Tak, mówimy o eksperymencie. Zdecydowanie więcej wypożyczeń rowerów odnotowaliśmy w Wysokiej, mniej w Bielanach Wrocławskich. Myślę, że głównym czynnikiem jest tu odległość. Wysoka jest położona bardzo blisko Wrocławia i łączy się z jego ścieżkami rowerowymi. W Bielach Wrocławskich stacja Roweru Miejskiego ulokowana jest przy przystanku kolejowym, liczyliśmy, że rowerzyści przesiądą się tu do pociągu. Więcej takich wypożyczeń przypada na weekendy. Obserwujemy również więcej przyjazdów niż odjazdów.
Natomiast w Wysokiej odcinek do najbliższej stacji Wrocławskiego Roweru Miejskiego – przy Rondzie Ojca Pio jest na tyle krótki, że łatwo go przejechać rowerem i przesiąść się we wrocławską komunikację, omijając przy okazji korek na Zwycięskiej.
Stacje traktujemy jako pewien pilotaż. Rower miejski nie zawsze jest łatwy w komunikacji, to ciężki i duży rower, który lepiej sprawdza się na krótkich trasach. Przejazd np. wzdłuż całej Alei Karkonoskiej to spory wysiłek.

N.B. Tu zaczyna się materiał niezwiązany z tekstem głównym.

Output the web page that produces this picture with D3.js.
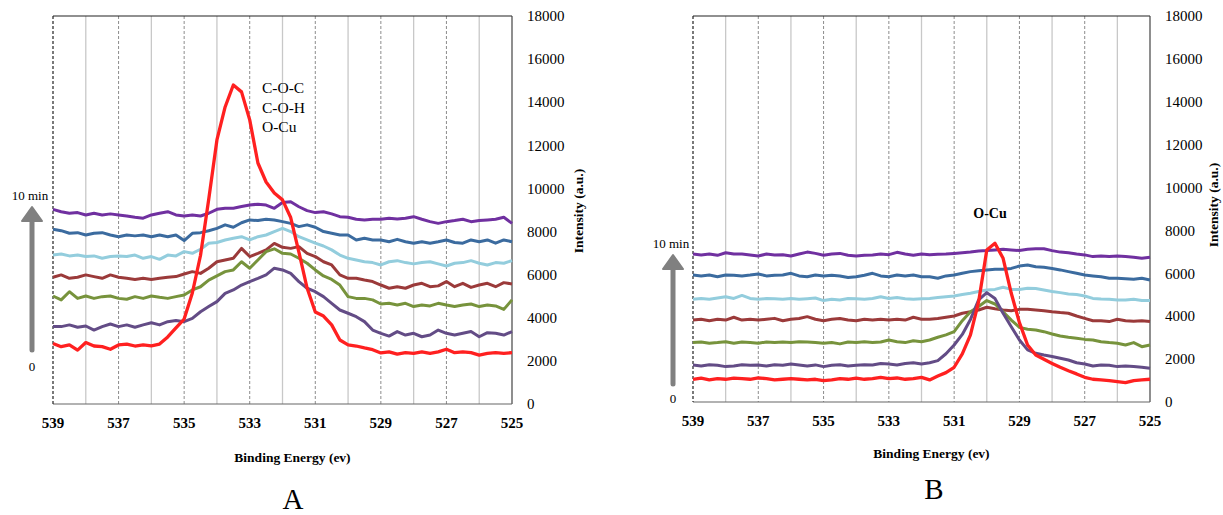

Kluczowy dla komunikacji rowerowej w kierunku Wrocławia będzie fragment ścieżki przy ul. Ołtaszyńskiej, wzdłuż Toru Wyścigów Konnych. Jest to nasz wspólny projekt z Wrocławiem. Ostatnio otrzymaliśmy na niego ponad 240 tys. zł dotacji z Aglomeracji Wrocławskiej – będzie przeznaczona bezpośrednio na budowę. We Wrocławiu trwa już projektowanie tej inwestycji, choć mamy sygnały o pewnych opóźnieniach. Chcemy rozpocząć pracę już w najbliższą wiosnę. Lada dzień pojawi się projekt na połączenie rowerowe między Tyńcem Małym o Żernikami Małymi – bardzo ważny dla rozwoju gminnej infrastruktury rowerowej. Do tego z Żernik Małych do szkoły w Tyńcu Małym dojeżdża rowerami wiele dzieci, dziś w gęstym ruchu samochodowym – jest to więc inwestycja w ich bezpieczeństwo. W przyszłości droga ma mieć kontynuację w kierunku Krzyżowic i Małuszowa – ale to nieco dalsza perspektywa.
Zależy nam bardzo na drodze rowerowej Domasław – Księginicie, która jest na etapie projektu. Projektujemy również rowerowe dojazdy do stacji kolejowych: Królikowice – Wierzbice, jak i z Solnej i Żurawic do Pustkowa Żurawskiego.